Now, the governor of Kano State said let all the cow herders come to Kano State and that he would give them land there. He said it last year. They are using cow as the arrowhead of a programme of conquest of land for the Fulani. That is what they are using it for.
What do you advise Buhari to do to avoid war in the country?
I don’t know what to advise Buhari because Buhari doesn’t listen to advice.
If the situation continues, will it not result in war?
We must pray it doesn’t, but it could and the outcome of a war cannot be predicted. Those who think they are ready for war today may be the persons who will regret it in the end.
Why do you say so?
[Adolf] Hitler was ready for war.
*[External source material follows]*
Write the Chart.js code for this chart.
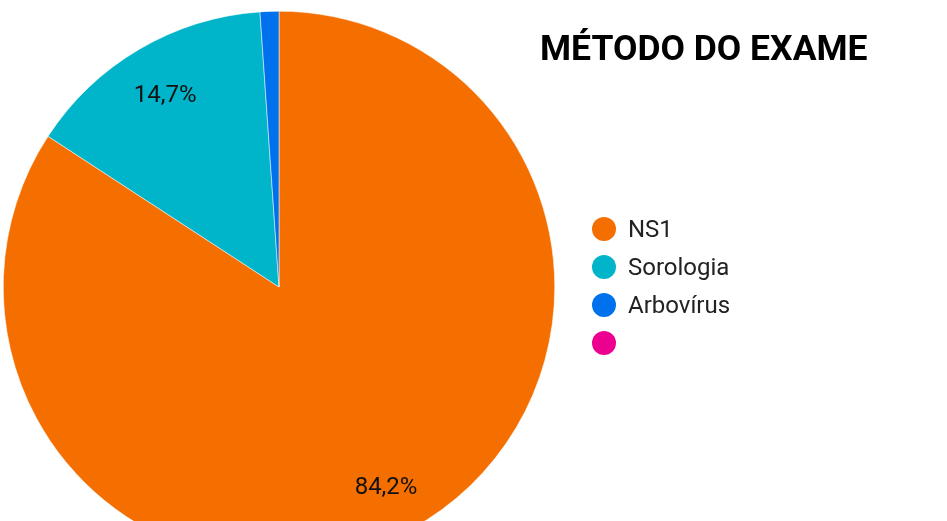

He regretted it in the end. His people regretted it in the end. He destroyed his country in the end. The others were not ready for war. Britain was not ready for war. France was not ready for war. France was easily overrun within a few weeks, but in the end, who won? Britain and France. That is it. So, you never can tell what the outcome of war will be. Don’t talk of war because you don’t know what will come out as a result of it in the end. We don’t talk about war. We know what war is. We fought wars in the 19th century for 100 years. We know what war is and we don’t talk about it easily the way some northern leaders talk about it. We know what war is and we want to preserve civilisation at all costs. If you want to preserve civilisation, you cannot be talking of war.